▶ Task requirements
Copy out the material below in full, but not its images.

▶ Given information
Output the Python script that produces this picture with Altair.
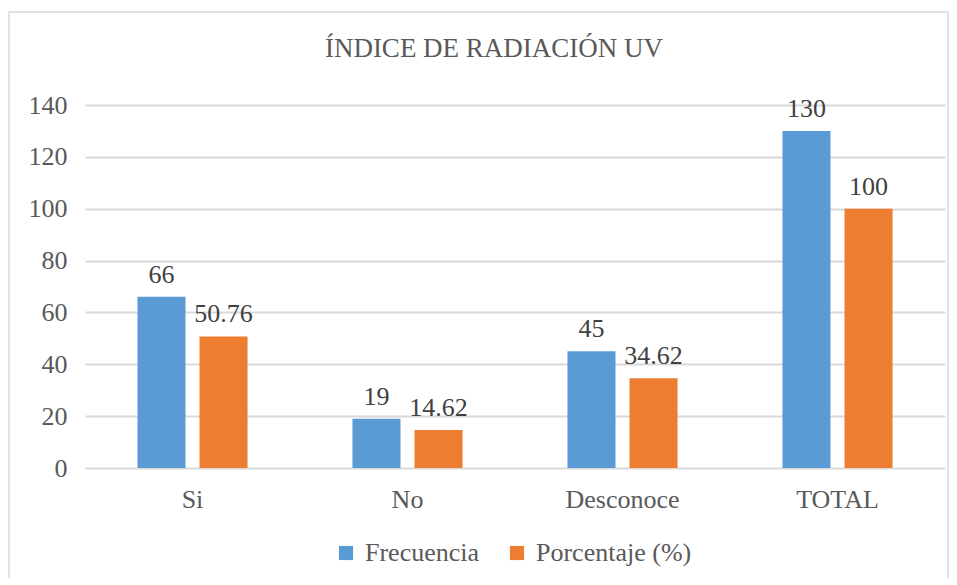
import altair as alt
import pandas as pd

categories = ["Si", "No", "Desconoce", "TOTAL"]
frecuencia = [66, 19, 45, 130]
porcentaje = [50.76, 14.62, 34.62, 100]
series_names = ["Frecuencia", "Porcentaje (%)"]
labels_frec = ["66", "19", "45", "130"]
labels_pct = ["50.76", "14.62", "34.62", "100"]
y_ticks = [0, 20, 40, 60, 80, 100, 120, 140]
title_text = "ÍNDICE DE RADIACIÓN UV"

rows = []
for c, f, p, lf, lp in zip(categories, frecuencia, porcentaje, labels_frec, labels_pct):
    rows.append({"cat": c, "serie": series_names[0], "valor": f, "etiqueta": lf})
    rows.append({"cat": c, "serie": series_names[1], "valor": p, "etiqueta": lp})
df = pd.DataFrame(rows)

FONT = "Liberation Serif"
GREY = "#595959"
FS = 26
W, H = 860, 363
PL, PT = 77, 97

xscale = alt.Scale(paddingInner=0.488, paddingOuter=0.244)
xoff = alt.Scale(paddingInner=0.226, paddingOuter=0)
color = alt.Scale(domain=series_names, range=["#5B9BD5", "#ED7D31"])

base = alt.Chart(df).encode(
    x=alt.X("cat:N", sort=categories, scale=xscale,
            axis=alt.Axis(title=None, labelAngle=0, ticks=False, domain=False,
                          labelFont=FONT, labelFontSize=FS, labelColor=GREY,
                          labelPadding=18)),
    xOffset=alt.XOffset("serie:N", sort=series_names, scale=xoff),
    y=alt.Y("valor:Q", scale=alt.Scale(domain=[0, 140]),
            axis=alt.Axis(title=None, values=y_ticks, ticks=False, domain=False,
                          labelFont=FONT, labelFontSize=FS, labelColor=GREY,
                          labelPadding=18, gridColor="#d9d9d9", gridWidth=2)),
)

bars = base.mark_bar().encode(
    color=alt.Color("serie:N", scale=color, sort=series_names,
                    legend=alt.Legend(title=None, orient="none", direction="horizontal",
                                      legendX=248, legendY=435,
                                      symbolType="square", symbolSize=200,
                                      symbolStrokeWidth=0,
                                      labelFont=FONT, labelFontSize=FS, labelColor=GREY,
                                      columnPadding=24, labelOffset=6, labelLimit=300))
)

texts = base.mark_text(baseline="alphabetic", dy=-14, font=FONT, fontSize=FS, color="#404040").encode(
    text="etiqueta:N"
)

title_df = pd.DataFrame({"t": [title_text]})
title = alt.Chart(title_df).mark_text(font=FONT, fontSize=27, color=GREY, baseline="alphabetic").encode(
    text="t:N", x=alt.value(409), y=alt.value(-48)
)

border = alt.Chart(title_df).mark_rect(fill=None, stroke="#d9d9d9", strokeWidth=1.5).encode(
    x=alt.value(-PL + 1), x2=alt.value(W + 3), y=alt.value(-PT + 4), y2=alt.value(H + 120)
)

chart = alt.layer(border, bars, texts, title).properties(
    width=W, height=H,
    autosize=alt.AutoSizeParams(type="none"),
    padding={"left": PL, "top": PT, "right": 4, "bottom": 110},
).configure_view(stroke=None)

chart.save("out.html", embed_options={"renderer": "svg", "actions": False})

▶ Output for this task
Output the Python script that produces this picture with Altair.
import altair as alt
import pandas as pd

categories = ["Si", "No", "Desconoce", "TOTAL"]
frecuencia = [66, 19, 45, 130]
porcentaje = [50.76, 14.62, 34.62, 100]
series_names = ["Frecuencia", "Porcentaje (%)"]
labels_frec = ["66", "19", "45", "130"]
labels_pct = ["50.76", "14.62", "34.62", "100"]
y_ticks = [0, 20, 40, 60, 80, 100, 120, 140]
title_text = "ÍNDICE DE RADIACIÓN UV"

rows = []
for c, f, p, lf, lp in zip(categories, frecuencia, porcentaje, labels_frec, labels_pct):
    rows.append({"cat": c, "serie": series_names[0], "valor": f, "etiqueta": lf})
    rows.append({"cat": c, "serie": series_names[1], "valor": p, "etiqueta": lp})
df = pd.DataFrame(rows)

FONT = "Liberation Serif"
GREY = "#595959"
FS = 26
W, H = 860, 363
PL, PT = 77, 97

xscale = alt.Scale(paddingInner=0.488, paddingOuter=0.244)
xoff = alt.Scale(paddingInner=0.226, paddingOuter=0)
color = alt.Scale(domain=series_names, range=["#5B9BD5", "#ED7D31"])

base = alt.Chart(df).encode(
    x=alt.X("cat:N", sort=categories, scale=xscale,
            axis=alt.Axis(title=None, labelAngle=0, ticks=False, domain=False,
                          labelFont=FONT, labelFontSize=FS, labelColor=GREY,
                          labelPadding=18)),
    xOffset=alt.XOffset("serie:N", sort=series_names, scale=xoff),
    y=alt.Y("valor:Q", scale=alt.Scale(domain=[0, 140]),
            axis=alt.Axis(title=None, values=y_ticks, ticks=False, domain=False,
                          labelFont=FONT, labelFontSize=FS, labelColor=GREY,
                          labelPadding=18, gridColor="#d9d9d9", gridWidth=2)),
)

bars = base.mark_bar().encode(
    color=alt.Color("serie:N", scale=color, sort=series_names,
                    legend=alt.Legend(title=None, orient="none", direction="horizontal",
                                      legendX=248, legendY=435,
                                      symbolType="square", symbolSize=200,
                                      symbolStrokeWidth=0,
                                      labelFont=FONT, labelFontSize=FS, labelColor=GREY,
                                      columnPadding=24, labelOffset=6, labelLimit=300))
)

texts = base.mark_text(baseline="alphabetic", dy=-14, font=FONT, fontSize=FS, color="#404040").encode(
    text="etiqueta:N"
)

title_df = pd.DataFrame({"t": [title_text]})
title = alt.Chart(title_df).mark_text(font=FONT, fontSize=27, color=GREY, baseline="alphabetic").encode(
    text="t:N", x=alt.value(409), y=alt.value(-48)
)

border = alt.Chart(title_df).mark_rect(fill=None, stroke="#d9d9d9", strokeWidth=1.5).encode(
    x=alt.value(-PL + 1), x2=alt.value(W + 3), y=alt.value(-PT + 4), y2=alt.value(H + 120)
)

chart = alt.layer(border, bars, texts, title).properties(
    width=W, height=H,
    autosize=alt.AutoSizeParams(type="none"),
    padding={"left": PL, "top": PT, "right": 4, "bottom": 110},
).configure_view(stroke=None)

chart.save("out.html", embed_options={"renderer": "svg", "actions": False})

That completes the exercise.